Under an almost full moon, among the lush, bosomy trees of Meadow Brook Amphitheatre, the only thing missing was the soft twilight of a campfire for Jeff Tweedy to sing his songs of heartbreak and sad longing around. After burning through such Wilco classics as "Ashes of an American Flag," "I Am Trying to Break Your Heart," and "War on War," Tweedy himself sang the praises of this night — "a beautiful night for morbidly painful songs" — which sounds just about right. If nothing else, after 23 years at the helm of Wilco, more than a hundred Wilco songs in, Jeff Tweedy knows oh too well both the nature of his own schtick.
An hour into the show, the nearly full moon was transformed into a child's giant yo-yo that seemed to be, rising in the sky behind us, connected to Nels Cline's Fender Jazzmaster as he ripped his way through “Impossible Germany.” I've seen Wilco half a dozen times over the years, pre and post Nels, and have always found great pleasure in watching the gangly Cline, like an oversized marionette, a guitarist born out of the Los Angeles paisley rock scene of the early '80s — land of such bands as the Dream Syndicate, Opal and the Rain Parade — run and flail his fingers over Tweedy's tamer, more conventional, straight-forward songs that are born from the more pastoral landscapes of the American Midwest.
That's what I've long admired about Wilco, the band: what sets them apart from other post-punk era bands that are influenced in equal parts by Neil Young and Television is a willingness on the part of the band and an openness on the part of Tweedy himself to take a song (in its simplest form) and play and mess around with it, to let it become something more-than, other-than, what it first looked and sounded like when Tweedy first strummed it into being.
Tonight's pre-encore, 100 minute set included a loose/rough version of the soulful, sludge pop song "Theologians," after which Tweedy chimed in that "This is the first night of our tour. We haven't played in a while," which could be taken as a kind of apology. But most listeners (50-somethings on the verge of early hearing loss?) hardly noticed as the band then kicked into the sublime "Hummingbird" — "His goal in life was to be an echo" — followed by "Late Greats" that makes the claim, in a kind of meta moment, that "The best song will never get sung."
It's true, the best songs can often deliver us to a wordless place, a silent space. What's also true is that Wilco's new songs, off the tongue-in-cheek titled "Wilco Schmilco" record, don't have the reach of Wilco songs at their best, among those "Jesus Etc.", "Handshake Drugs" (which they did not play tonight) or the quietly tender love song that is "Reservations."
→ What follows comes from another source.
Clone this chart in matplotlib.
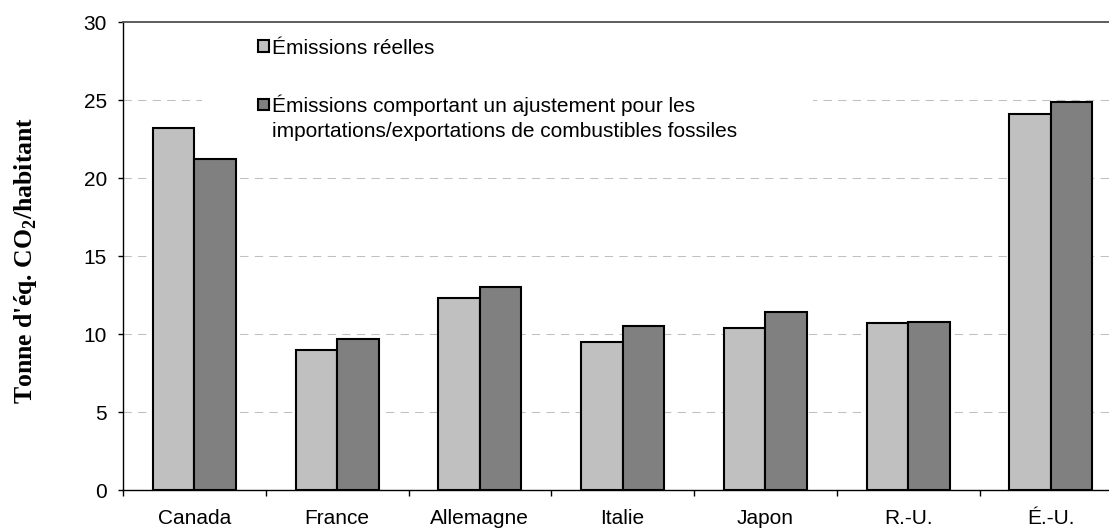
import matplotlib
matplotlib.use("Agg")
import matplotlib.pyplot as plt
from matplotlib.patches import Rectangle
import numpy as np

categories = ["Canada", "France", "Allemagne", "Italie", "Japon", "R.-U.", "É.-U."]
emissions_reelles = [23.2, 9.0, 12.3, 9.5, 10.4, 10.7, 24.1]
emissions_ajustees = [21.2, 9.7, 13.0, 10.5, 11.4, 10.8, 24.9]
series_labels = ["Émissions réelles",
                 "Émissions comportant un ajustement pour les\nimportations/exportations de combustibles fossiles"]
yticks = [0, 5, 10, 15, 20, 25, 30]

plt.rcParams['mathtext.fontset'] = 'custom'
plt.rcParams['mathtext.rm'] = 'Liberation Serif'
plt.rcParams['mathtext.bf'] = 'Liberation Serif:bold'

W, H = 1109, 529
fig = plt.figure(figsize=(W / 100, H / 100), dpi=100)
L, R, T, B = 123, 1122.25, 22, 490
ax = fig.add_axes([L / W, (H - B) / H, (R - L) / W, (B - T) / H])

def axx(px):
    return (px - L) / (R - L)

def axy(py):
    return (B - py) / (B - T)

FS = 15
x = np.arange(len(categories))
bw = 0.29
light, dark = "#C0C0C0", "#808080"
ax.bar(x - bw / 2, emissions_reelles, bw, color=light, edgecolor="black", linewidth=1.5, zorder=3)
ax.bar(x + bw / 2, emissions_ajustees, bw, color=dark, edgecolor="black", linewidth=1.5, zorder=3)

ax.set_xlim(-0.5, len(categories) - 0.5)
ax.set_ylim(0, 30)
ax.set_yticks(yticks)
ax.set_yticklabels([str(v) for v in yticks], fontsize=FS, family="Liberation Sans")
ax.set_xticks(x)
ax.set_xticklabels(categories, fontsize=FS, family="Liberation Sans")
ax.set_xticks(np.arange(-0.5, len(categories), 1.0), minor=True)
ax.tick_params(axis="x", which="major", length=0, pad=13.5)
ax.tick_params(axis="x", which="minor", length=4.5, width=1, direction="out")
ax.tick_params(axis="y", length=3.6, width=1, direction="out", pad=8)

for v in yticks[1:-1]:
    ax.axhline(v, color="#C0C0C0", linewidth=0.75, dashes=(8, 6), zorder=1)

ax.spines["right"].set_visible(False)
ax.spines["top"].set_color("#505050")
ax.spines["top"].set_linewidth(1.3)
ax.spines["left"].set_linewidth(1)
ax.spines["bottom"].set_linewidth(1)

# legend (white box, squares and labels)
ax.add_patch(Rectangle((axx(202), axy(165)), axx(813) - axx(202), axy(24) - axy(165),
                       transform=ax.transAxes, facecolor="white", edgecolor="none", zorder=2))
sq = 11
for (cy, col) in [(46, light), (104.5, dark)]:
    ax.add_patch(Rectangle((axx(258), axy(cy + sq / 2)), axx(258 + sq) - axx(258), axy(cy - sq / 2) - axy(cy + sq / 2),
                           transform=ax.transAxes, facecolor=col, edgecolor="black", linewidth=1.5, zorder=4))
ax.text(axx(272), axy(53.5), series_labels[0], transform=ax.transAxes, fontsize=FS,
        family="Liberation Sans", va="baseline", ha="left", zorder=4)
ax.text(axx(272), axy(137), series_labels[1], transform=ax.transAxes, fontsize=FS,
        family="Liberation Sans", va="baseline", ha="left", linespacing=1.38, zorder=4)

fig.text(26 / W, 1 - 260 / H, r"Tonne d'éq. CO$_{\mathbf{2}}$/habitant", rotation=90,
         fontsize=18.5, fontweight="bold", family="Liberation Serif", ha="center", va="center")

fig.savefig("out.png", dpi=100)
Even though longtime, hardcore fans might have their own reservations about the last few Wilco records, there's something endearing and enduring about this band that has Jeff Tweedy as its scruffy but kindly frontman, a singer who offers listeners such personal insights as this: "Everyone you meet is fighting a battle you know nothing about. So be kind. I'm not the first to say this. I think Plato said it. You'd think we'd have it figured out by now."
Yes, you'd think. But the truth is, around the campfire these days, the stories are getting darker and darker — I think Tweedy would agree with this — and at times the moon itself, not to mention the sky blue sky, offers up little light.